[Direction]: Repeat the data below exactly, dropping any pictures it holds.

[Dataset section]:
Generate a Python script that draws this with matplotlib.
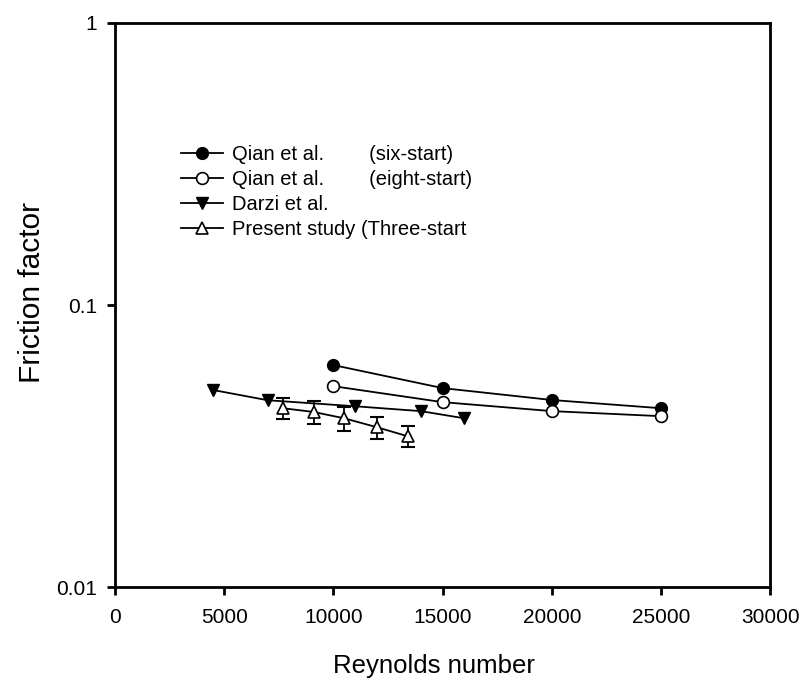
import matplotlib
matplotlib.use('Agg')
import matplotlib.pyplot as plt
from matplotlib.ticker import FixedLocator, NullLocator

plt.rcParams['font.family'] = ['Liberation Sans', 'DejaVu Sans']

# Qian et al. (six-start and eight-start)
qian_re = [10000, 15000, 20000, 25000]
qian_six_f = [0.0613, 0.0508, 0.0461, 0.0431]
qian_eight_f = [0.0516, 0.0453, 0.0421, 0.0404]

# Darzi et al.
darzi_re = [4500, 7000, 11000, 14000, 16000]
darzi_f = [0.0500, 0.0460, 0.0438, 0.0421, 0.0397]

# present study, three-start, with error bars
present_re = [7700, 9100, 10500, 12000, 13400]
present_f = [0.0431, 0.0418, 0.0397, 0.0369, 0.0343]
present_err = [0.0037, 0.0038, 0.0038, 0.0033, 0.0030]

labels = ['Qian et al.        (six-start)',
          'Qian et al.        (eight-start)',
          'Darzi et al.',
          'Present study (Three-start']

fig = plt.figure(figsize=(8.04, 6.95), dpi=100, facecolor='white')
ax = fig.add_axes([0.143, 0.155, 0.815, 0.812])

lw = 1.3
ms = 8.5
ax.plot(qian_re, qian_six_f, color='black', lw=lw, marker='o', ms=ms,
        mfc='black', mec='black', label=labels[0], zorder=3)
ax.plot(qian_re, qian_eight_f, color='black', lw=lw, marker='o', ms=ms,
        mfc='white', mec='black', mew=1.2, label=labels[1], zorder=3)
ax.plot(darzi_re, darzi_f, color='black', lw=lw, marker='v', ms=ms,
        mfc='black', mec='black', label=labels[2], zorder=3)
ax.errorbar(present_re, present_f, yerr=present_err, fmt='none',
            ecolor='black', elinewidth=1.3, capsize=5, capthick=1.5, zorder=2)
ax.plot(present_re, present_f, color='black', lw=lw, marker='^', ms=ms,
        mfc='white', mec='black', mew=1.2, label=labels[3], zorder=3)

ax.set_yscale('log')
ax.set_xlim(0, 30000)
ax.set_ylim(0.01, 1)
ax.set_xticks([0, 5000, 10000, 15000, 20000, 25000, 30000])
ax.yaxis.set_major_locator(FixedLocator([0.01, 0.1, 1]))
ax.yaxis.set_minor_locator(NullLocator())
ax.set_yticklabels(['0.01', '0.1', '1'])

ax.tick_params(direction='out', length=6, width=2, labelsize=15)
ax.tick_params(axis='y', pad=7)
ax.tick_params(axis='x', pad=9)
for s in ax.spines.values():
    s.set_linewidth(2)

ax.set_xlabel('Reynolds number', fontsize=18.5)
ax.set_ylabel('Friction factor', fontsize=21.5)
ax.xaxis.set_label_coords(0.487, -0.118)
ax.yaxis.set_label_coords(-0.105, 0.522)

ax.legend(loc='upper left', bbox_to_anchor=(181 / 804, 1 - 145 / 695),
          bbox_transform=fig.transFigure, frameon=False,
          fontsize=14.5, handlelength=2.1, handletextpad=0.45,
          labelspacing=0.3, borderpad=0, borderaxespad=0)

fig.savefig('out.png', dpi=100, facecolor='white')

[Problem solution]:
Generate a Python script that draws this with matplotlib.
import matplotlib
matplotlib.use('Agg')
import matplotlib.pyplot as plt
from matplotlib.ticker import FixedLocator, NullLocator

plt.rcParams['font.family'] = ['Liberation Sans', 'DejaVu Sans']

# Qian et al. (six-start and eight-start)
qian_re = [10000, 15000, 20000, 25000]
qian_six_f = [0.0613, 0.0508, 0.0461, 0.0431]
qian_eight_f = [0.0516, 0.0453, 0.0421, 0.0404]

# Darzi et al.
darzi_re = [4500, 7000, 11000, 14000, 16000]
darzi_f = [0.0500, 0.0460, 0.0438, 0.0421, 0.0397]

# present study, three-start, with error bars
present_re = [7700, 9100, 10500, 12000, 13400]
present_f = [0.0431, 0.0418, 0.0397, 0.0369, 0.0343]
present_err = [0.0037, 0.0038, 0.0038, 0.0033, 0.0030]

labels = ['Qian et al.        (six-start)',
          'Qian et al.        (eight-start)',
          'Darzi et al.',
          'Present study (Three-start']

fig = plt.figure(figsize=(8.04, 6.95), dpi=100, facecolor='white')
ax = fig.add_axes([0.143, 0.155, 0.815, 0.812])

lw = 1.3
ms = 8.5
ax.plot(qian_re, qian_six_f, color='black', lw=lw, marker='o', ms=ms,
        mfc='black', mec='black', label=labels[0], zorder=3)
ax.plot(qian_re, qian_eight_f, color='black', lw=lw, marker='o', ms=ms,
        mfc='white', mec='black', mew=1.2, label=labels[1], zorder=3)
ax.plot(darzi_re, darzi_f, color='black', lw=lw, marker='v', ms=ms,
        mfc='black', mec='black', label=labels[2], zorder=3)
ax.errorbar(present_re, present_f, yerr=present_err, fmt='none',
            ecolor='black', elinewidth=1.3, capsize=5, capthick=1.5, zorder=2)
ax.plot(present_re, present_f, color='black', lw=lw, marker='^', ms=ms,
        mfc='white', mec='black', mew=1.2, label=labels[3], zorder=3)

ax.set_yscale('log')
ax.set_xlim(0, 30000)
ax.set_ylim(0.01, 1)
ax.set_xticks([0, 5000, 10000, 15000, 20000, 25000, 30000])
ax.yaxis.set_major_locator(FixedLocator([0.01, 0.1, 1]))
ax.yaxis.set_minor_locator(NullLocator())
ax.set_yticklabels(['0.01', '0.1', '1'])

ax.tick_params(direction='out', length=6, width=2, labelsize=15)
ax.tick_params(axis='y', pad=7)
ax.tick_params(axis='x', pad=9)
for s in ax.spines.values():
    s.set_linewidth(2)

ax.set_xlabel('Reynolds number', fontsize=18.5)
ax.set_ylabel('Friction factor', fontsize=21.5)
ax.xaxis.set_label_coords(0.487, -0.118)
ax.yaxis.set_label_coords(-0.105, 0.522)

ax.legend(loc='upper left', bbox_to_anchor=(181 / 804, 1 - 145 / 695),
          bbox_transform=fig.transFigure, frameon=False,
          fontsize=14.5, handlelength=2.1, handletextpad=0.45,
          labelspacing=0.3, borderpad=0, borderaxespad=0)

fig.savefig('out.png', dpi=100, facecolor='white')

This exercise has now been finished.